Our pipeline also separated HERV and phage subsets from our virus data set to avoid ambiguous annotations of exogenous viral strains. We observed a marked diversity in both data sets from the IBD samples, suggesting a potential for these agents to impact on the complexity of the pathogenesis of IBD. For example, the diversity and abundance of HERV among IBD colon samples imply that infection of specific virus strains, such as herpesviridae, may trigger the expression of HERV in the colon,34,52,53 consistent with previous reports in patients with autoimmune disorders and specific cancers.35,54,55 However, it remains to be determined whether HERVs have any impact on the disease process in patients with IBD.

It is now appreciated that the high diversity of bacteria in the human gastrointestinal tract impacts on both health and disease, especially in patients with IBD.30,31,56–61 Based on the hierarchical clustering and PCA analysis on bacterial data sets in colon biopsies, we identified a cluster of bacteria (Fig. 5) that have been consistently shown to have a higher abundance in IBD samples as compared with healthy subjects.1,26–31 The variety and abundance of phages found in colon samples are tightly associated with diversity of their bacterial hosts; accordingly, the bacteriophages detected within the colon samples likely highlight the bacterial host strains located in proximity to mucosal epithelial cells with relative strong adherent–invasive ability.62–65 Indeed, we identified multiple phage strains associated with major pathogens associated with diarrhea or other intestinal symptoms.39,66,67

The presence of mammalian viral sequences also seemed to have a marked impact on the microbial diversity (Fig. 6). The interaction of viral infection with enteric microbiota has recently shown to be an important driver in models of IBD. For example, enteric bacteria enable norovirus infection of intestinal B lymphocytes,8 suggesting a complex interaction of the microbiota and virus infection as highlighted by the Atg16L1-deficient mouse model.
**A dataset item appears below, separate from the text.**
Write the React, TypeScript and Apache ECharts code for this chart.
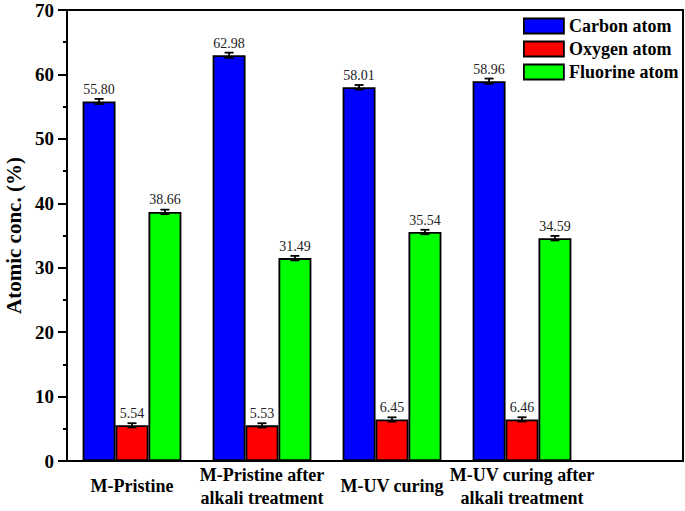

This mouse develops a CD-like disease after murine norovirus infection, which is preventable by administrating broad-spectrum antibiotics. The viral infection clearly alters the gut microflora because the disease can be passaged to healthy Atg16L1-deficient mice even after the viral infection apparently cleared.7 The mechanism of viral–bacterial interaction in IBD requires further investigation, as discussed.8 Accordingly, the findings reported in this study underscore the importance and clinical utility of a model where viral infection may alter the gut microbiome. Our data also emphasize the utility of using viral metagenomics to detect the potential of viral infection as a complicating factor in the pathogenesis and potential management of IBD. In future, additional studies will be required to more firmly link the metagenomic findings with clinical features of disease.